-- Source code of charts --
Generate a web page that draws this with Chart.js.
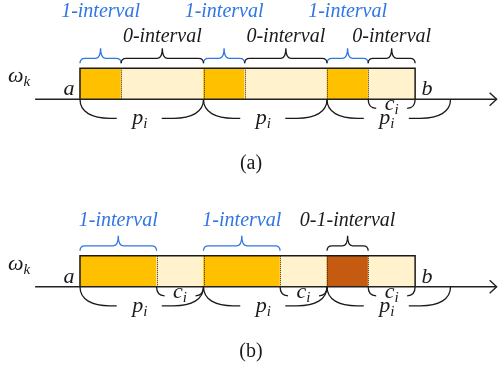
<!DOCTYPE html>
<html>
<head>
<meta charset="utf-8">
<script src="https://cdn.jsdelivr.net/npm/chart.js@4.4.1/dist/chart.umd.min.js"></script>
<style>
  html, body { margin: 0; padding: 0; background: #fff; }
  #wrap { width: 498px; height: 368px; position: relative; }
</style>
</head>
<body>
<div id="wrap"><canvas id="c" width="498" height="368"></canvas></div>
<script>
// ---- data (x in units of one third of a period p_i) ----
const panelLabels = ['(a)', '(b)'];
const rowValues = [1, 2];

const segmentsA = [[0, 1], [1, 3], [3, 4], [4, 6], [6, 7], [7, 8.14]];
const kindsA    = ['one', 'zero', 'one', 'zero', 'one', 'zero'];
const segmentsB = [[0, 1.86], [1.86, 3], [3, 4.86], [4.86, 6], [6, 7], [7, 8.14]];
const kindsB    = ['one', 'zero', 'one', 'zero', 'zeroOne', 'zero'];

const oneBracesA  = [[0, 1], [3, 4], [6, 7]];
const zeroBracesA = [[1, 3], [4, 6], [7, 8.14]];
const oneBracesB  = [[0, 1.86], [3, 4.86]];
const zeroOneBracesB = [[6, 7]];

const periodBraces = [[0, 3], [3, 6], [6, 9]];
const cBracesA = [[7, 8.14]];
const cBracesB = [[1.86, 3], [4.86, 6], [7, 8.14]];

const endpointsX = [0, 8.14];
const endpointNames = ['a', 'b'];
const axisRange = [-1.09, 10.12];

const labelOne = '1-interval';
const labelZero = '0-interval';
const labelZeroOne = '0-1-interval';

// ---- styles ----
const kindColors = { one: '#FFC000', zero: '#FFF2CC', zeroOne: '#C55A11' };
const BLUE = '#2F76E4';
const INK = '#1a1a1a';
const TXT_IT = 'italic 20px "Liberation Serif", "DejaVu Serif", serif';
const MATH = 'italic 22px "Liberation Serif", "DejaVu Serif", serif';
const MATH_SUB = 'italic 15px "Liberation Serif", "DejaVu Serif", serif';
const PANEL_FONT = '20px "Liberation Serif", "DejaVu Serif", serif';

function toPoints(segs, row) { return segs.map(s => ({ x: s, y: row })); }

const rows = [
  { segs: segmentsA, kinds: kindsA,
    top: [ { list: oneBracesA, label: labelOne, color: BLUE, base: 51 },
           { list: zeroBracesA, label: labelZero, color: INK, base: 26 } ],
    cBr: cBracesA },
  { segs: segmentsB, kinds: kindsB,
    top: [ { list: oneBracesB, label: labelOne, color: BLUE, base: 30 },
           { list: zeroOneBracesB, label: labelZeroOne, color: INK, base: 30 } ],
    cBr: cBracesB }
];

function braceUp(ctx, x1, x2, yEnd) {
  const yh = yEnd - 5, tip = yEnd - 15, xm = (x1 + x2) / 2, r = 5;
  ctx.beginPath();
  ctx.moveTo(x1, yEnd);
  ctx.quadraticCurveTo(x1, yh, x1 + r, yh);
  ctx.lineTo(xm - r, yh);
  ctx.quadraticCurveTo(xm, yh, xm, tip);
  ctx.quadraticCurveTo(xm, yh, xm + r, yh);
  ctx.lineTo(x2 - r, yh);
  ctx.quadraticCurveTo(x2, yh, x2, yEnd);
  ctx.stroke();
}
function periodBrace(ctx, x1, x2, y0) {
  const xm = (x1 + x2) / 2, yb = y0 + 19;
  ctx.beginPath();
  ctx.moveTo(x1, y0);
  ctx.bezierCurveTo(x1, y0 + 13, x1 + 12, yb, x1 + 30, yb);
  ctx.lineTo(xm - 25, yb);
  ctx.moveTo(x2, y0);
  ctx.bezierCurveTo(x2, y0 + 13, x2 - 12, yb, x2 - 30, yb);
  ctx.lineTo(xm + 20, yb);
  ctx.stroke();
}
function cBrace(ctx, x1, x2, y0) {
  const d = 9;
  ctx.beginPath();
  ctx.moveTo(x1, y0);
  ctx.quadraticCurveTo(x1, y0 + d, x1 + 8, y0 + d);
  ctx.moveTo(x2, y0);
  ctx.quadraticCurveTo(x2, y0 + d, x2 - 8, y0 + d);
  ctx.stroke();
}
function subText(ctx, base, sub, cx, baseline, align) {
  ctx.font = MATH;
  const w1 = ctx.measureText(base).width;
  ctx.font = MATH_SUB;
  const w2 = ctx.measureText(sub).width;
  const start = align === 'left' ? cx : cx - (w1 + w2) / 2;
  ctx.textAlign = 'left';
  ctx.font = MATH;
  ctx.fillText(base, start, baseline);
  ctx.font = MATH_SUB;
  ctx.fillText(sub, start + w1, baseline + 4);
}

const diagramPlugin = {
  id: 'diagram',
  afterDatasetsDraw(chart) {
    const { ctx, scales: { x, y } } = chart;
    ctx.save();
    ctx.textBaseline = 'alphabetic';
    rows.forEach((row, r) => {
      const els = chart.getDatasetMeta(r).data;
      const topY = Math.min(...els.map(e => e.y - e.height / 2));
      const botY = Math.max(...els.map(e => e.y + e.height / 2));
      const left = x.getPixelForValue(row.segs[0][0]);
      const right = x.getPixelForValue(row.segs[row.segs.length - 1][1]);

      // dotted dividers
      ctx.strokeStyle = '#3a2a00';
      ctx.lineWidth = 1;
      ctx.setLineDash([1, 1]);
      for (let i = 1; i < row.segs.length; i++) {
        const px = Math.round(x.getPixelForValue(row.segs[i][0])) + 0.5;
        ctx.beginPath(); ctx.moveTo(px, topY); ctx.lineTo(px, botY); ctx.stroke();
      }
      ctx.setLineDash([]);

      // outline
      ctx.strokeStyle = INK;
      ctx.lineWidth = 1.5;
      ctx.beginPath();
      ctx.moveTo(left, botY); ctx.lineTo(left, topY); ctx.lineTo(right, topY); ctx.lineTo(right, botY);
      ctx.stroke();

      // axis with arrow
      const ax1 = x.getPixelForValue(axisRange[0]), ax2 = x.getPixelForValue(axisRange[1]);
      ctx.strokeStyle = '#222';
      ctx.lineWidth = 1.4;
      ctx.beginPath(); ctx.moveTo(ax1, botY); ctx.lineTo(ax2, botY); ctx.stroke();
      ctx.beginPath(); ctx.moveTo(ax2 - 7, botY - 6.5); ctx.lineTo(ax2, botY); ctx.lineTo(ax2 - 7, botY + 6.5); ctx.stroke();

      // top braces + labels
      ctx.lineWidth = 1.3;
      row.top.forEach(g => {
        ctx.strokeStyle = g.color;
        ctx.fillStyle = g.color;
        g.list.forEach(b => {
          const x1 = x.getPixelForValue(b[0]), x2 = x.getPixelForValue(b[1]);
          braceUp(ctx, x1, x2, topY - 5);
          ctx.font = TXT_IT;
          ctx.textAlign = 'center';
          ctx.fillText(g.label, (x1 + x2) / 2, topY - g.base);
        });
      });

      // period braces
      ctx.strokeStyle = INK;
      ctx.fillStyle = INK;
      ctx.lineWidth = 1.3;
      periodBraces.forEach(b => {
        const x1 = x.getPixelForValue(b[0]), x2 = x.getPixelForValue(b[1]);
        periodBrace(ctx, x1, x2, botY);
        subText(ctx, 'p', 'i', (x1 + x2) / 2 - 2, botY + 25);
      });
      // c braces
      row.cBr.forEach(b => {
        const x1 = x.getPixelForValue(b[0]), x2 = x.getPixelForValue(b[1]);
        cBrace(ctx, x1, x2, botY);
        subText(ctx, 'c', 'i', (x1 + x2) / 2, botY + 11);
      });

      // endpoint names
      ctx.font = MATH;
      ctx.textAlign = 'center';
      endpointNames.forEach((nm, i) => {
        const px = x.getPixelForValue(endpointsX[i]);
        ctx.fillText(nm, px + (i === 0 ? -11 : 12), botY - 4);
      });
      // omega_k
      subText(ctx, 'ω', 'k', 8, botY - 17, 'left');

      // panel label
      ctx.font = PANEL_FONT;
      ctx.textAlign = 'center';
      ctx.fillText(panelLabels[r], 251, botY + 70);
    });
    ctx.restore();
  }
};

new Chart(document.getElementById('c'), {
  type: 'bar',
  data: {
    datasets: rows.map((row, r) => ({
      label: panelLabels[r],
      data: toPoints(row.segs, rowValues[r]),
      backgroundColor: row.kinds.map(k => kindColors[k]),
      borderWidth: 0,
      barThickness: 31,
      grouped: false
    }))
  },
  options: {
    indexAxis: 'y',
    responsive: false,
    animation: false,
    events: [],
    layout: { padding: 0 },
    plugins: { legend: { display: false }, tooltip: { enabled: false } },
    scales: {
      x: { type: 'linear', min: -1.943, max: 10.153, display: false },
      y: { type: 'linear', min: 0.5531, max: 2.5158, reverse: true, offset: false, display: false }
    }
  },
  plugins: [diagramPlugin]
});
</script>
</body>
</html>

...

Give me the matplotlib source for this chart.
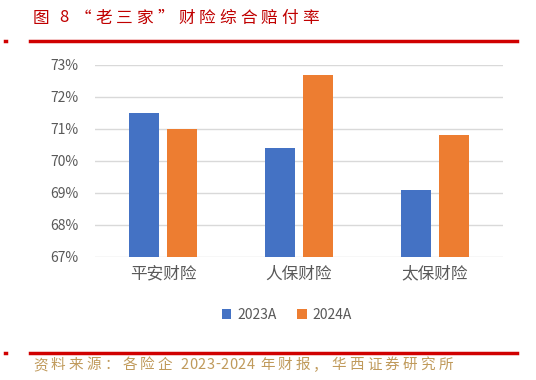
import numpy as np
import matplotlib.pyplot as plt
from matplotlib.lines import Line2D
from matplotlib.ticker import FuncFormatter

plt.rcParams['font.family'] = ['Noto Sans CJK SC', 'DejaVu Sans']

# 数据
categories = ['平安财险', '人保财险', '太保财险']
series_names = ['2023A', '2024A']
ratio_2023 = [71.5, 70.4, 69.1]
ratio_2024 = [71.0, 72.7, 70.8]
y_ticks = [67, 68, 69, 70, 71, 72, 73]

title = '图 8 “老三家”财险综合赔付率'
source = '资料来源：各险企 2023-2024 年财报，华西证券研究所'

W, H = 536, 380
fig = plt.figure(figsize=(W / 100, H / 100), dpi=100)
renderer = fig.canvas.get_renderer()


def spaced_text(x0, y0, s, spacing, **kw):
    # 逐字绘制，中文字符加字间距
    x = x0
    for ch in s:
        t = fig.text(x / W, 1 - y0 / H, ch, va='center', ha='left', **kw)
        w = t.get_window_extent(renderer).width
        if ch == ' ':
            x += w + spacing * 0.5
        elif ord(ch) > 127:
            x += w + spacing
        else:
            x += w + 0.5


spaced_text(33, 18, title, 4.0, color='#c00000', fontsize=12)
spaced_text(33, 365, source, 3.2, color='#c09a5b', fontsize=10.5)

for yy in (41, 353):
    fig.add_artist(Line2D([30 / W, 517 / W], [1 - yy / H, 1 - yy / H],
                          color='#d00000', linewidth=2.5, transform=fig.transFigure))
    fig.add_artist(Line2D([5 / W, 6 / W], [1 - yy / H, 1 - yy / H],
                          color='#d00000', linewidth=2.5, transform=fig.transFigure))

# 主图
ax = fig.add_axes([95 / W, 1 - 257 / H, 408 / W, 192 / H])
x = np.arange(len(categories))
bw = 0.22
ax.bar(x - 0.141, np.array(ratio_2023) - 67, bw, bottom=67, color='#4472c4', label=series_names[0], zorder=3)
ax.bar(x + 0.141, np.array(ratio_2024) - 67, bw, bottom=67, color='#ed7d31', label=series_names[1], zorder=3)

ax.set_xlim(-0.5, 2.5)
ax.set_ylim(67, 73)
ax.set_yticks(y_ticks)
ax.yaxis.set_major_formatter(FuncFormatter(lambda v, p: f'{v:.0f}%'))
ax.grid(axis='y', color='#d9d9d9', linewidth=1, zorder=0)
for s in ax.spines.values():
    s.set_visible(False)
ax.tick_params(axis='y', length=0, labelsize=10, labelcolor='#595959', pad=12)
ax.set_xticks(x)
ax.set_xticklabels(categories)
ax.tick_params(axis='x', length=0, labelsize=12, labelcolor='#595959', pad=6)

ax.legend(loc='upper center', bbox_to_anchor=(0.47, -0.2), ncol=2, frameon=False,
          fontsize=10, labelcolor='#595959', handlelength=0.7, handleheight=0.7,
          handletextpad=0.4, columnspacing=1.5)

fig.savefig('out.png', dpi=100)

--

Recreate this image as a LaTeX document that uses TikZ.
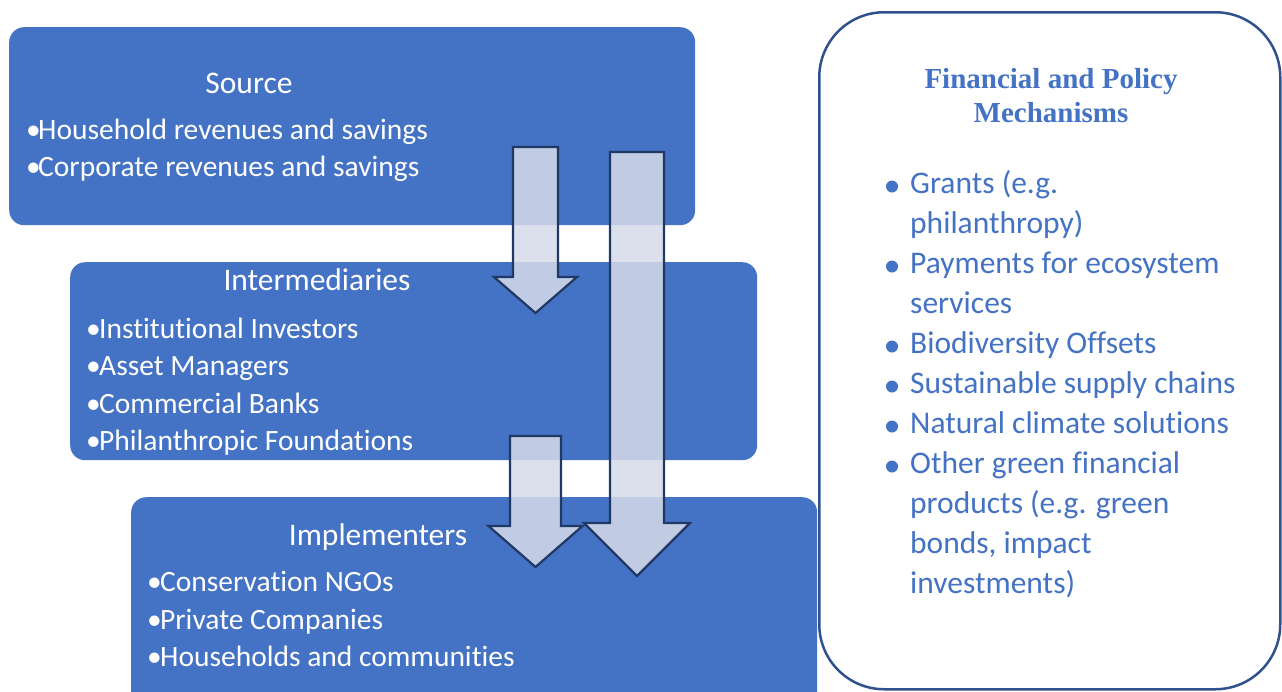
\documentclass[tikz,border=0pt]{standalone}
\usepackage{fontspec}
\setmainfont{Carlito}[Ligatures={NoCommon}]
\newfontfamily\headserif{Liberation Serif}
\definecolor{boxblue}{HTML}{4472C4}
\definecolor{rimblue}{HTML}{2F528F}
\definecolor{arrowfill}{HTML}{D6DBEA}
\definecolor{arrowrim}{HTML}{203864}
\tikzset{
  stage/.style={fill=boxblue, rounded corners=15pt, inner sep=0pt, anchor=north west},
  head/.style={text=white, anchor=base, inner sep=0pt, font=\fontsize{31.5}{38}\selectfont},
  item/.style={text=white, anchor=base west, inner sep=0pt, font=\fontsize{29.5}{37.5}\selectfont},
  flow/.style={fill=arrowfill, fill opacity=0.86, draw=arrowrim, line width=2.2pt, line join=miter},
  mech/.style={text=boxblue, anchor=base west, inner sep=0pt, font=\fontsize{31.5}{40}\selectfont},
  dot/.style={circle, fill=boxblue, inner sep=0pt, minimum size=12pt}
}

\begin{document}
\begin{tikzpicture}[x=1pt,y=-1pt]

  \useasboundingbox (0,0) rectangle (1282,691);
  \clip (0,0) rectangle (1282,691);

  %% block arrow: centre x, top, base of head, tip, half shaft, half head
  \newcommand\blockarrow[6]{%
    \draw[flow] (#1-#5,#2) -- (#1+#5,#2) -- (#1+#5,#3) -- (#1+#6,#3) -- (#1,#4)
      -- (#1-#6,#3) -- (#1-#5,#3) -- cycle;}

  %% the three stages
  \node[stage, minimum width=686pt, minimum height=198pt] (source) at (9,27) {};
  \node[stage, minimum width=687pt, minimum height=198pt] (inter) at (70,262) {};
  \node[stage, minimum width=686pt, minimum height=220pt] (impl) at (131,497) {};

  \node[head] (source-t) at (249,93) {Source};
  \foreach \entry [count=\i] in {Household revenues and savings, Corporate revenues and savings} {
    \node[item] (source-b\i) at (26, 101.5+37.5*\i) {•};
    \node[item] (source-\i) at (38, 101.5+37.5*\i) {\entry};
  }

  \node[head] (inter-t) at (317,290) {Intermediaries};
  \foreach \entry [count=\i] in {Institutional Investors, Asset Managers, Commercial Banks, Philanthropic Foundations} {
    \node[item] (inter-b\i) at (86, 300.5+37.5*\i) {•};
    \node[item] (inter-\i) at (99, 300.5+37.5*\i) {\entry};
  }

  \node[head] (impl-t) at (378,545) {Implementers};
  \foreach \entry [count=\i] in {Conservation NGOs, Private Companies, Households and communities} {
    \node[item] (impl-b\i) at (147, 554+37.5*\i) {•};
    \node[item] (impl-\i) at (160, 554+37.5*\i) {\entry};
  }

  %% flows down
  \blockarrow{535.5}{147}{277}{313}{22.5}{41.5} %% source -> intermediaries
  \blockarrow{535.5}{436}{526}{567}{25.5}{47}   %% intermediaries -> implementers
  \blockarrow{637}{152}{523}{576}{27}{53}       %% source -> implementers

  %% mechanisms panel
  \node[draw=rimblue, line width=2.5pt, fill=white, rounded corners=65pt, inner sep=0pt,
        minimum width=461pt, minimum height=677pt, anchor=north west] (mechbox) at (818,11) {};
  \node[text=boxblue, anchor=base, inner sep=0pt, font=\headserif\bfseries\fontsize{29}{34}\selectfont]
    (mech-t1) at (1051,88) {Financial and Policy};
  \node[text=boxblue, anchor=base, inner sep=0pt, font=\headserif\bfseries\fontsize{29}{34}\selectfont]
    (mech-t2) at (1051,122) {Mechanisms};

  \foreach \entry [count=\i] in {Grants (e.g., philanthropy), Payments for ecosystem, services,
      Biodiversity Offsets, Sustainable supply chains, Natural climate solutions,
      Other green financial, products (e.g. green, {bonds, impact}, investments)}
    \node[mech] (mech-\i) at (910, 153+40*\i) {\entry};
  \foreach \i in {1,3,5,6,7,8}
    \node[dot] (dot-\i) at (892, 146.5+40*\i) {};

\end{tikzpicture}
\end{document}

-- SET EXERCISE --
Where a line of the data holds "matplotlib", show that line.

-- FINISHED ANSWER --
Give me the matplotlib source for this chart.
import matplotlib.pyplot as plt
from matplotlib.lines import Line2D
from matplotlib.ticker import FuncFormatter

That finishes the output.